[Code that draws figures]
⟨

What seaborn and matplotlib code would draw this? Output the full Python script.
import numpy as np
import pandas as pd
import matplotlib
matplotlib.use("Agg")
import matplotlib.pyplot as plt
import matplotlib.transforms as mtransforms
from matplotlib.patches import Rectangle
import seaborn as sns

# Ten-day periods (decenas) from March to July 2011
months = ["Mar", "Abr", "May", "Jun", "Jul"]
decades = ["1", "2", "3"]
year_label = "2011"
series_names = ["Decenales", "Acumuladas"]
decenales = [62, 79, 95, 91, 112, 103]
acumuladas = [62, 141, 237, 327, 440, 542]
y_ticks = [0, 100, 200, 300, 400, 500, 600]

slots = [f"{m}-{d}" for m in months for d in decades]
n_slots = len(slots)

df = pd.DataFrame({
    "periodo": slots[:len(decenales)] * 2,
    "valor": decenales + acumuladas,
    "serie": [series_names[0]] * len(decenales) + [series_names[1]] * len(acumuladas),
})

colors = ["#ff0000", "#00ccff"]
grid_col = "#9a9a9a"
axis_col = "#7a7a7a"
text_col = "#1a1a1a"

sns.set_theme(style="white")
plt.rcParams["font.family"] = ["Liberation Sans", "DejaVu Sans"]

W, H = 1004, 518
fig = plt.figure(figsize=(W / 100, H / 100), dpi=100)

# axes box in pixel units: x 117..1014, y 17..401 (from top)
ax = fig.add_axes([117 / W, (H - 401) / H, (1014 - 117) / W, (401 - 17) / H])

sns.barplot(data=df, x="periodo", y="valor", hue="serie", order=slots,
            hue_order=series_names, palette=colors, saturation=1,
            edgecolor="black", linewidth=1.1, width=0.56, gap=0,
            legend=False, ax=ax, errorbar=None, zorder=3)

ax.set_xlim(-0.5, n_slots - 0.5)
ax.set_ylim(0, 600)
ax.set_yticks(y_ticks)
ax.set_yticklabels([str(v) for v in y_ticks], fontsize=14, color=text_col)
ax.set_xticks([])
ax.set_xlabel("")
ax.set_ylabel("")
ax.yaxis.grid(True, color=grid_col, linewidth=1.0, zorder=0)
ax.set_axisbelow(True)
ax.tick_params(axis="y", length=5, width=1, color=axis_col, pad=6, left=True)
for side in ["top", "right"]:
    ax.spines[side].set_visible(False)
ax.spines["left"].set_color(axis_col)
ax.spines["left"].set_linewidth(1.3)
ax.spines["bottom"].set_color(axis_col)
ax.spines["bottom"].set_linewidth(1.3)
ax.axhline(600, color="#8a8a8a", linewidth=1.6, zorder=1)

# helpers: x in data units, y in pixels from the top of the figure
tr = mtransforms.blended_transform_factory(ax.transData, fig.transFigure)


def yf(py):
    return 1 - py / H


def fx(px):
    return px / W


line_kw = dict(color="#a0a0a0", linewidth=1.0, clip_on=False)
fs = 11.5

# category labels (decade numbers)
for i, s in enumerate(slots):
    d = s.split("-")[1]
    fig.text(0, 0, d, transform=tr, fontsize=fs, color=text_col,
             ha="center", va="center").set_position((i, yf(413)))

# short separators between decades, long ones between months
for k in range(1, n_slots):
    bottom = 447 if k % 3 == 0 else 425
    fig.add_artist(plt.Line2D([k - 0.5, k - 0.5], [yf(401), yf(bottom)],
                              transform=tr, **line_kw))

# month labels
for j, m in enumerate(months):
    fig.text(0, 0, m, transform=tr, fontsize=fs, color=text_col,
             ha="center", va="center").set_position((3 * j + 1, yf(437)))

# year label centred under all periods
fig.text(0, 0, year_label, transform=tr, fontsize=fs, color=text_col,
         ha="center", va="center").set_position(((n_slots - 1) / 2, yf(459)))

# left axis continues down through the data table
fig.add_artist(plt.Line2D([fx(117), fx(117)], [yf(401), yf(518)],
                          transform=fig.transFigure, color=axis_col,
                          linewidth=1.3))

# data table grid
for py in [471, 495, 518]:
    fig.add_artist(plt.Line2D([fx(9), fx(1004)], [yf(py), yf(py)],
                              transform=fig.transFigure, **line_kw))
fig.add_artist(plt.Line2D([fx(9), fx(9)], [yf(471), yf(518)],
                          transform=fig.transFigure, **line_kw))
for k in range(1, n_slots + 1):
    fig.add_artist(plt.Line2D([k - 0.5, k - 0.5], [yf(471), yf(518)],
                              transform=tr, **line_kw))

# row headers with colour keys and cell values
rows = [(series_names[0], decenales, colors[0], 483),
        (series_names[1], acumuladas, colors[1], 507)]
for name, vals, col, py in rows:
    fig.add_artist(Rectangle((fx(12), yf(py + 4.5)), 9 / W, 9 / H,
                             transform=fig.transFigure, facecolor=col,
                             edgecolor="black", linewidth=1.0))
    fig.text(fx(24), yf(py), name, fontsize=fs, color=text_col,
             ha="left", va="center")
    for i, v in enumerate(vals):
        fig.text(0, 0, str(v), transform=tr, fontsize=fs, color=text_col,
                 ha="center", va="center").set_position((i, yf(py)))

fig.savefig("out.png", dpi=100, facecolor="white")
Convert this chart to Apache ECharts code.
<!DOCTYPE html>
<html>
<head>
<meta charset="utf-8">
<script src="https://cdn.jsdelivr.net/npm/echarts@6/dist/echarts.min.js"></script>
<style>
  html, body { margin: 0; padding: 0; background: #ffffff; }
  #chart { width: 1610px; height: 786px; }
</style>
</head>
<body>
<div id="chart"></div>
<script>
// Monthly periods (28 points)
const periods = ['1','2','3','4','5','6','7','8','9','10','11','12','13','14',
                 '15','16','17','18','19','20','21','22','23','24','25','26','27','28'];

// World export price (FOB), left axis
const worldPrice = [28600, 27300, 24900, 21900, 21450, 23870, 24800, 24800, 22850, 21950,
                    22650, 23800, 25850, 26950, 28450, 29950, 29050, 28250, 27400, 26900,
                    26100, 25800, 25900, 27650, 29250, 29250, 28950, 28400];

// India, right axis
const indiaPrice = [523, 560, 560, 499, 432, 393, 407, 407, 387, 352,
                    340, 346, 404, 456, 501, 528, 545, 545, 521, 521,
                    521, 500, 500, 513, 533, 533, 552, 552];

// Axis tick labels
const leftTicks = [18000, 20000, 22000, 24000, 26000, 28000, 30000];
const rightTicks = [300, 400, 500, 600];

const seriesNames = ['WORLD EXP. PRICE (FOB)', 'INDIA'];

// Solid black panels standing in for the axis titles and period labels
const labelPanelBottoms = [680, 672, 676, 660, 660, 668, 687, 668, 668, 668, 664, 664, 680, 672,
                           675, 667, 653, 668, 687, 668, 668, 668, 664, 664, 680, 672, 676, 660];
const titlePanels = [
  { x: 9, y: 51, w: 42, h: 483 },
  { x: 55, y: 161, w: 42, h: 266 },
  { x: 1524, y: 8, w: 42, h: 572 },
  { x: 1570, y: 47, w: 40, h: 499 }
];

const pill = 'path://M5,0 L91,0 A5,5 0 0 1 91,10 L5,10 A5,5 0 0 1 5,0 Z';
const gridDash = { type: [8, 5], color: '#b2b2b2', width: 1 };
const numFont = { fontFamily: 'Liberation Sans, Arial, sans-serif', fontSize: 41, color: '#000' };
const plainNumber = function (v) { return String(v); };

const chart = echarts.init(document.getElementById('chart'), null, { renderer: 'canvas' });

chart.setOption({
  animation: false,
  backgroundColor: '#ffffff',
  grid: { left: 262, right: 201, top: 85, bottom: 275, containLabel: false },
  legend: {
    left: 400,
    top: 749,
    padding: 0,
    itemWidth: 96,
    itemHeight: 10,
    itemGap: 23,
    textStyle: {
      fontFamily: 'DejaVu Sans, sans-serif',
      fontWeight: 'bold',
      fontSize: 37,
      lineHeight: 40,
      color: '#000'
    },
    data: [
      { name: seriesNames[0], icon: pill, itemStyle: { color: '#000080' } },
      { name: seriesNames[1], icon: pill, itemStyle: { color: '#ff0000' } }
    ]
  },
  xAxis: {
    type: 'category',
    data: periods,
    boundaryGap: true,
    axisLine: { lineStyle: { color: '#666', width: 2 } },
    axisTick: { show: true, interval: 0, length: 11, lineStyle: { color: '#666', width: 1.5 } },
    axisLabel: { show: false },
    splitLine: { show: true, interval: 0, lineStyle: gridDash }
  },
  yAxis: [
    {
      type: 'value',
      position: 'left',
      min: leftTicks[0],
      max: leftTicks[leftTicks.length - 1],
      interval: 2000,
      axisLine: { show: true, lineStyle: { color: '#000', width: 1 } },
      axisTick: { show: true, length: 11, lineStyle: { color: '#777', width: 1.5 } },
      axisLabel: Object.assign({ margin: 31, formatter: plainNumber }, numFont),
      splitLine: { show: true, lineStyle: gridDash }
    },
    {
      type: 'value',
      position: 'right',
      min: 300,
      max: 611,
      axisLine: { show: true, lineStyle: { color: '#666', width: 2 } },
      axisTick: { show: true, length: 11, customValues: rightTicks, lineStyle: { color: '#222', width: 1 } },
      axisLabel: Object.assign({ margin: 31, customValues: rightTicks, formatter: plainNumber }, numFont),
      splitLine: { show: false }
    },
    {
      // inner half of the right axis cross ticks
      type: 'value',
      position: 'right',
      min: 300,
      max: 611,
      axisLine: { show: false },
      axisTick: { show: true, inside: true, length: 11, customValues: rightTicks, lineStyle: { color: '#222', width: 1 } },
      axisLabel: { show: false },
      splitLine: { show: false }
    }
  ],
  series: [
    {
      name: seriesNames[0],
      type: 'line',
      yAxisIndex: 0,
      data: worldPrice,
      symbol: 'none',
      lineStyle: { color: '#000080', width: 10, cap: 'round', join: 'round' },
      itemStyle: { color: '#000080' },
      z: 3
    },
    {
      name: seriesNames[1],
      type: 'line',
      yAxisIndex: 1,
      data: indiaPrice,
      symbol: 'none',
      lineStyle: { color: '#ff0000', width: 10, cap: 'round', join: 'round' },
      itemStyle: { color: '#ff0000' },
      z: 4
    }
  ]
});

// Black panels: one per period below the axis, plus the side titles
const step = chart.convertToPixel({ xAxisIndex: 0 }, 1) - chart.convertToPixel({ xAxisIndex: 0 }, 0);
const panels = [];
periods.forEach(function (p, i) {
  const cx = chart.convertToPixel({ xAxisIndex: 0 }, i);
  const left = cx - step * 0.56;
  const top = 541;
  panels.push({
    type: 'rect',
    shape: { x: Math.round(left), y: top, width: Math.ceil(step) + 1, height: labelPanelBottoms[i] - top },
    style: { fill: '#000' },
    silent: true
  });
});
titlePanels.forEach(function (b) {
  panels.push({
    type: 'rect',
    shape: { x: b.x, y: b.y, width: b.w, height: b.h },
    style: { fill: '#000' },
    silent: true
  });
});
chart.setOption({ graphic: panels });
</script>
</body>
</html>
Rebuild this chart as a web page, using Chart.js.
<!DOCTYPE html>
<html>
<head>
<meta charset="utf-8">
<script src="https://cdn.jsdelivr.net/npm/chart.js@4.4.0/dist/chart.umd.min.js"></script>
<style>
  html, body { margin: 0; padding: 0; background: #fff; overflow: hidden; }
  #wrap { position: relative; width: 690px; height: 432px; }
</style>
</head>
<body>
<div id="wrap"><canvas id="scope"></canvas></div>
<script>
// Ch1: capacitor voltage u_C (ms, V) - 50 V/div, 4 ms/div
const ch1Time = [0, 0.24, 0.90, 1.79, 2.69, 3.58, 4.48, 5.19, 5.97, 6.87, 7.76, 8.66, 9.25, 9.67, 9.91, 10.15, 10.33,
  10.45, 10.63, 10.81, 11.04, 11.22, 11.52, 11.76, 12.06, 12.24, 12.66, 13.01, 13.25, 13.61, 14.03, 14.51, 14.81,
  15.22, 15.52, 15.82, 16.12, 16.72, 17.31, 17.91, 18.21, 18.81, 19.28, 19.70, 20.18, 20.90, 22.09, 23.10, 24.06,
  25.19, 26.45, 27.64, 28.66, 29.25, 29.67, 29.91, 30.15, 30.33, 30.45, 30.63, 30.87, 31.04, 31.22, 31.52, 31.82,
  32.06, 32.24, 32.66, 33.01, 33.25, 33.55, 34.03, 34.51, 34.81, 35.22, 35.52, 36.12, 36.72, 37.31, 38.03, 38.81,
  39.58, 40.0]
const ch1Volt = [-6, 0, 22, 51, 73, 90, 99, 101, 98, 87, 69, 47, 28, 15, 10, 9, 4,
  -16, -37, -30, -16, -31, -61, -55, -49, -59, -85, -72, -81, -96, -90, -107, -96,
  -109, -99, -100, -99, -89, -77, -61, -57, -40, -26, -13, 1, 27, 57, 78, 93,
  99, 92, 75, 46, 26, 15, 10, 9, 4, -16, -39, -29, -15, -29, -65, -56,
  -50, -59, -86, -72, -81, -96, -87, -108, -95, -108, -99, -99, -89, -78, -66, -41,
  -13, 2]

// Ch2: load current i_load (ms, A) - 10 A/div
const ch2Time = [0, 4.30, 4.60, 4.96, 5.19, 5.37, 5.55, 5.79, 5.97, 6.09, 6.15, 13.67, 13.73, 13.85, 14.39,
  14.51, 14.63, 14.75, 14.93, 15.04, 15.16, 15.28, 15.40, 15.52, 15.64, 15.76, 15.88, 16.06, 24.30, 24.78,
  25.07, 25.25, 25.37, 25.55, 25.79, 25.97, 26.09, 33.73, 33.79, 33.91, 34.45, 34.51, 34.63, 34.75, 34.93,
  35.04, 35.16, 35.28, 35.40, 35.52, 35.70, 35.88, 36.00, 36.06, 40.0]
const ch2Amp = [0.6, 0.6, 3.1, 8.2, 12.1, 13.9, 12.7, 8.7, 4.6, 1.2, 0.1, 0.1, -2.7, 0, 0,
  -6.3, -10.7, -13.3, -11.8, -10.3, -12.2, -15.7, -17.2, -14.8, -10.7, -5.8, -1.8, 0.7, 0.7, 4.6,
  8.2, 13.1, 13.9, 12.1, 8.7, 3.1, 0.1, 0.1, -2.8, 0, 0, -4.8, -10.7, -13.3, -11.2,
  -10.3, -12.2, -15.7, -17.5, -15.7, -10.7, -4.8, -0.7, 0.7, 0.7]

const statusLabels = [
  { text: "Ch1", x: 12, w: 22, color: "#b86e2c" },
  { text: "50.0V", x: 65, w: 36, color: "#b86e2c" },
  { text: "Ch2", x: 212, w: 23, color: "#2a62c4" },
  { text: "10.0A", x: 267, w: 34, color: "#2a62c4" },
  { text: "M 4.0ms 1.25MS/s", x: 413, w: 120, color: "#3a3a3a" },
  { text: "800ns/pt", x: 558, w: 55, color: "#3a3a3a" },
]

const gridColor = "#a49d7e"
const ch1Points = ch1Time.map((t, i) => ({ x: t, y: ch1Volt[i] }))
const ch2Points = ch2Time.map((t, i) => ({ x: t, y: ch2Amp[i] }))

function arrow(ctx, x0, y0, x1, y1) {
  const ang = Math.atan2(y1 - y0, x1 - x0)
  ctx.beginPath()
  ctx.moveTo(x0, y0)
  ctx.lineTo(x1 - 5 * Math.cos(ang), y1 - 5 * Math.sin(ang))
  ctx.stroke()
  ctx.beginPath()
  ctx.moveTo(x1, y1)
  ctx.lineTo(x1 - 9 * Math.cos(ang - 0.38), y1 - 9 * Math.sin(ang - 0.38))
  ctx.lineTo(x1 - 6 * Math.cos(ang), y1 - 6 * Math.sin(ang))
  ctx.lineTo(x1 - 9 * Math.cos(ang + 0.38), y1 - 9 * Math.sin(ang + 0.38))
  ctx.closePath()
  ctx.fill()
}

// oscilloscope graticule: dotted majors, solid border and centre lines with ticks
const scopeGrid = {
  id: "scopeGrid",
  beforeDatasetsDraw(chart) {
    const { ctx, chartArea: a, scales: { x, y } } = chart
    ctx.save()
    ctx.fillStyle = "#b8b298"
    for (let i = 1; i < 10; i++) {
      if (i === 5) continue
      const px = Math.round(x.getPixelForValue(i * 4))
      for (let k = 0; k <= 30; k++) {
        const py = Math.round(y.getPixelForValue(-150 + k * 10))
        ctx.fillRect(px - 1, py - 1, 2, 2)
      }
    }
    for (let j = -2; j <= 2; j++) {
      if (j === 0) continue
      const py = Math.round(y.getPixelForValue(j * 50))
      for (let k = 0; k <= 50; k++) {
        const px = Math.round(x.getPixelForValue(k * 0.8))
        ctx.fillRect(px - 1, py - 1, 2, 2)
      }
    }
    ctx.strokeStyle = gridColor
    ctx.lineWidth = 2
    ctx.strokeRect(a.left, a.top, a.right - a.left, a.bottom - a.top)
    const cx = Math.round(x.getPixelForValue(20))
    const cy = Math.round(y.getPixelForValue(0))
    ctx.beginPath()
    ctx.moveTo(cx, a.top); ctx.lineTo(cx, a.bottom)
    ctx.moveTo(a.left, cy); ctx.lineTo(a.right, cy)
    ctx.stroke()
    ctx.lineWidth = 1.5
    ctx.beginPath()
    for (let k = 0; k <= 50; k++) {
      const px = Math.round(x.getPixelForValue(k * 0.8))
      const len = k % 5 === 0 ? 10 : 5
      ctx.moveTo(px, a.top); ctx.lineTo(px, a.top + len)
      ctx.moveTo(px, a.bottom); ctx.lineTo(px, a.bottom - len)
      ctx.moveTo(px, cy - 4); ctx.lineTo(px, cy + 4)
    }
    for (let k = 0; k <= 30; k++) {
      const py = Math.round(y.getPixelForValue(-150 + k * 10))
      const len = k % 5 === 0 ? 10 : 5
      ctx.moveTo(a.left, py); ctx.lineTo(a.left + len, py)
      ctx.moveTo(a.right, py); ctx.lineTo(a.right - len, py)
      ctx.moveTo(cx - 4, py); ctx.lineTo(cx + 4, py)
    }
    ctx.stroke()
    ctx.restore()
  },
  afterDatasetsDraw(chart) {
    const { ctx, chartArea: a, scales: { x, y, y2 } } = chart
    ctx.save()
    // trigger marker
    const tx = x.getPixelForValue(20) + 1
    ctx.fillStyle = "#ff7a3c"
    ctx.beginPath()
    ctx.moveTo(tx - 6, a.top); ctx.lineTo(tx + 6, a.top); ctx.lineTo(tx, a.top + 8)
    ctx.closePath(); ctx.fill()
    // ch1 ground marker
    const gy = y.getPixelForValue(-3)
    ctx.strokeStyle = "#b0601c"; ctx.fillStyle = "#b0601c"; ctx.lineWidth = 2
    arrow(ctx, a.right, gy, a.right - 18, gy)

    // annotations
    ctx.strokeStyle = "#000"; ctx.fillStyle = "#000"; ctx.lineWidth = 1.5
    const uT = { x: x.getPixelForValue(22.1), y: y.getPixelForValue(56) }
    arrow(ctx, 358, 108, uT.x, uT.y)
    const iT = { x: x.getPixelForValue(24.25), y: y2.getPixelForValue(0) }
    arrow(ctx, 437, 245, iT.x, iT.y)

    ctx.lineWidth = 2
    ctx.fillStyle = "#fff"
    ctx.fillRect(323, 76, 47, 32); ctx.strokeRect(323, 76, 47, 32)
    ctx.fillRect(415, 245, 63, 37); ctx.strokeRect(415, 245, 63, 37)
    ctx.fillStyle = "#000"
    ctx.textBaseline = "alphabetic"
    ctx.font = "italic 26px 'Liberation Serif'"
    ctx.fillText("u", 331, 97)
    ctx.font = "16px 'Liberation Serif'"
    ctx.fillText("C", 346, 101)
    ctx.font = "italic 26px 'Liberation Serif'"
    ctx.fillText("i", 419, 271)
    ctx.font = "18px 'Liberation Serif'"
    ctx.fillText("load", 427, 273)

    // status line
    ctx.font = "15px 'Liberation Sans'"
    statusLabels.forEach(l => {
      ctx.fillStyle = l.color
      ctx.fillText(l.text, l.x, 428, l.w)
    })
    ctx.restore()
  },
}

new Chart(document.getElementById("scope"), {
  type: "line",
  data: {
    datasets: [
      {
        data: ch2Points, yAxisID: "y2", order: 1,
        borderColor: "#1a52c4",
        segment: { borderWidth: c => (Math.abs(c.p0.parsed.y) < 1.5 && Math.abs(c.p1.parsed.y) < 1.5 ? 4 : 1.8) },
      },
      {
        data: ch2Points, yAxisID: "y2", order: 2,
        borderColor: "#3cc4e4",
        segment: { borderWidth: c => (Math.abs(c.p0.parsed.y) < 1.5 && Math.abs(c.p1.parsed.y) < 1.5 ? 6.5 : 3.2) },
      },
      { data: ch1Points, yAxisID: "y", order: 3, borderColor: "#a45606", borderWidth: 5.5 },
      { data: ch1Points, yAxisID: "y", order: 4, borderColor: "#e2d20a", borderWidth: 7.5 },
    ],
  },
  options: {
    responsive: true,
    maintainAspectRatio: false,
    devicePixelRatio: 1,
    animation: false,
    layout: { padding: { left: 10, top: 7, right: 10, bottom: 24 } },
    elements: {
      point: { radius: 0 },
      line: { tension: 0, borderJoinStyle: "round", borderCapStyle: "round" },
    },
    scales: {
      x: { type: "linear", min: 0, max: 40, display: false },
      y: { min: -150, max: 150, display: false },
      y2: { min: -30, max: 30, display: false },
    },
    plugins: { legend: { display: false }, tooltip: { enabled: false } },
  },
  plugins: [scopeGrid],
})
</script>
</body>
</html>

⟩

**WHAT YOU WILL DO:** Look above and repeat, character for character, the lines from the first one to the line with "ax = fig.add_axes([117", counting both.

**ANSWER TO THE TASK:**
What seaborn and matplotlib code would draw this? Output the full Python script.
import numpy as np
import pandas as pd
import matplotlib
matplotlib.use("Agg")
import matplotlib.pyplot as plt
import matplotlib.transforms as mtransforms
from matplotlib.patches import Rectangle
import seaborn as sns

# Ten-day periods (decenas) from March to July 2011
months = ["Mar", "Abr", "May", "Jun", "Jul"]
decades = ["1", "2", "3"]
year_label = "2011"
series_names = ["Decenales", "Acumuladas"]
decenales = [62, 79, 95, 91, 112, 103]
acumuladas = [62, 141, 237, 327, 440, 542]
y_ticks = [0, 100, 200, 300, 400, 500, 600]

slots = [f"{m}-{d}" for m in months for d in decades]
n_slots = len(slots)

df = pd.DataFrame({
    "periodo": slots[:len(decenales)] * 2,
    "valor": decenales + acumuladas,
    "serie": [series_names[0]] * len(decenales) + [series_names[1]] * len(acumuladas),
})

colors = ["#ff0000", "#00ccff"]
grid_col = "#9a9a9a"
axis_col = "#7a7a7a"
text_col = "#1a1a1a"

sns.set_theme(style="white")
plt.rcParams["font.family"] = ["Liberation Sans", "DejaVu Sans"]

W, H = 1004, 518
fig = plt.figure(figsize=(W / 100, H / 100), dpi=100)

# axes box in pixel units: x 117..1014, y 17..401 (from top)
ax = fig.add_axes([117 / W, (H - 401) / H, (1014 - 117) / W, (401 - 17) / H])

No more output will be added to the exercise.